Today is Thursday, June 10. Forty-two years ago, June 10 was a Monday. It was an important day in my life because I began teaching as an assistant professor that day. I had done some teaching on the university level earlier for the University of Maryland but I was a graduate assistant then and didn't have quite the same responsibilities. This day, I taught summer school sessions of educational psychology and a seminar for master's students in which they were to write a paper that more or less served as a thesis. I came with a PhD in research methods, measurement and statistical analysis so I felt more than prepared for the seminar. I had a doctoral minor in psychology and one in philosophy, too, so I ought to have been prepared for the ed psych course. However, despite having a bachelor's in elementary education as well, I had never had a course in educational psychology, as such.
I didn't realize that the ed psych class would be a mixture of elementary and secondary majors taking the course as a requirement for student teaching and certification by the university and the state as teachers. Doctoral students are required to do lots of reading and thinking and I had done that. A common focus in graduate school is theory, whose theory of what and how does evidence and experience support and confirm the theory. But, I had also taught for four years in the 5th grade, an experience I enjoyed wholeheartedly and might not have left without a strong need for more money for my family and me. In getting my elementary education major, I found there seemed to be little logic and system to the work I was required to do.
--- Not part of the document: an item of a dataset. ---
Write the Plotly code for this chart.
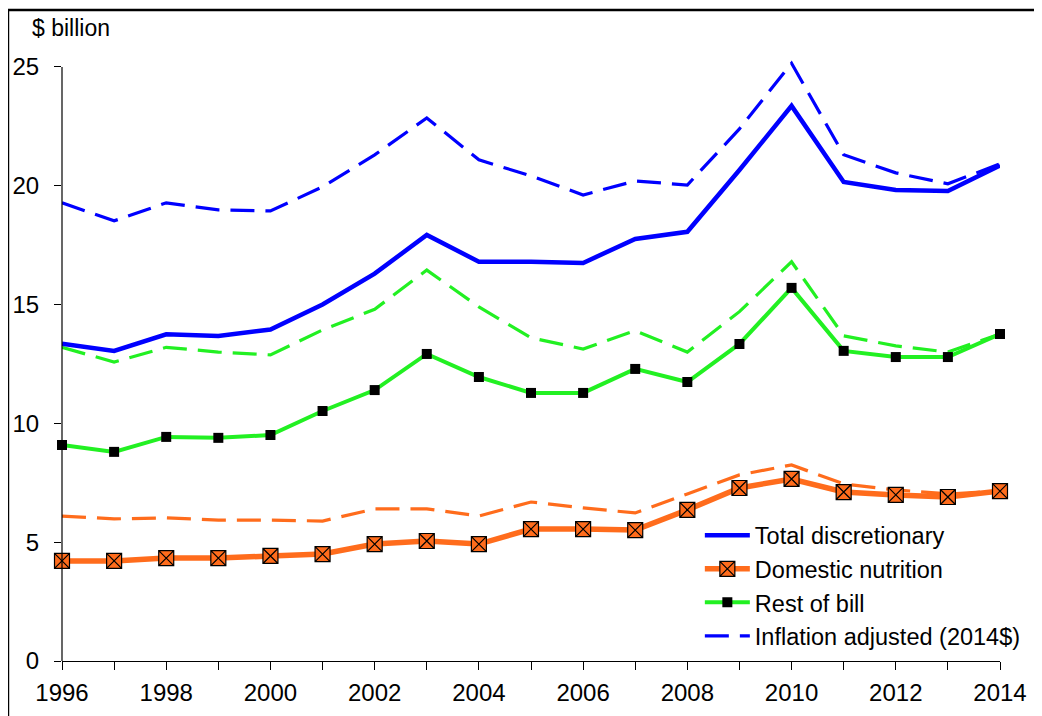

I did not enjoy that experience so when I found I was required to go for an advanced degree for continued certification as a teacher, I explored options. One option was a master's degree in the teaching of science or mathematics but in exploring that path, I found it would be too long and expensive to acquire the needed undergraduate background required in most schools. I thought about my experiences and concluded that I would like to focus on research and methods of research that might ultimately put teacher training on a more formal and systematic basis.
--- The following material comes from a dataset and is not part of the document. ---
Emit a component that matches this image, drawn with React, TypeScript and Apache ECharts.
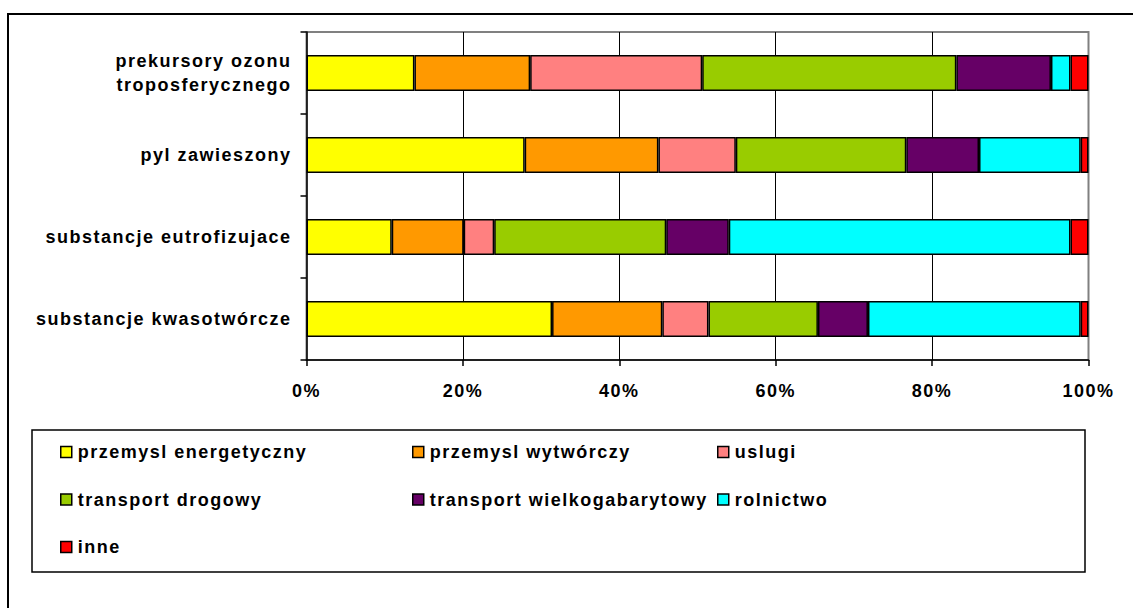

Through good luck as well as assistance in both guidance and scholarships, I got involved in a doctoral program that seemed just right. It was fun and I learned a great deal.
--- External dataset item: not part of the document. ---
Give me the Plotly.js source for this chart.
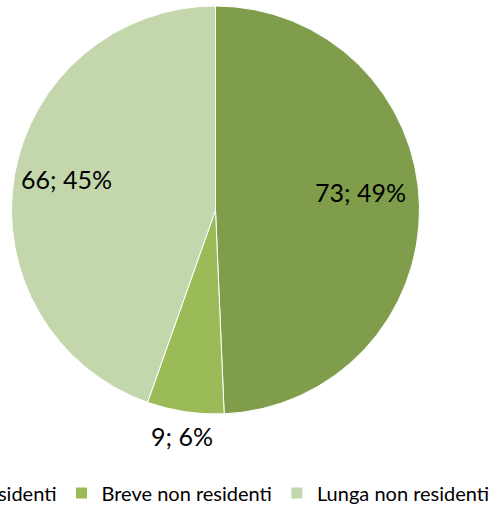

When my wife went for her doctorate at a very different school in a very different time, about 28 years later, she faced a great deal of reading related to postmodernism and philosophical doubt and the recognition of assumptions and arbitrary methods and ideas from our cultures and habits that govern our thinking. I did not and had never heard of those subjects as a college student, a teacher or a young assistant professor. They might well have shortened periods of confusion and unhappiness in my undergraduate teacher training. But even without them, I knew for a strong fact that teachers need to know plenty about themselves personally to be able to read and understand their students. It took several years for me to get a grasp of what I might do with my classes that would assist them but I started on the job right away.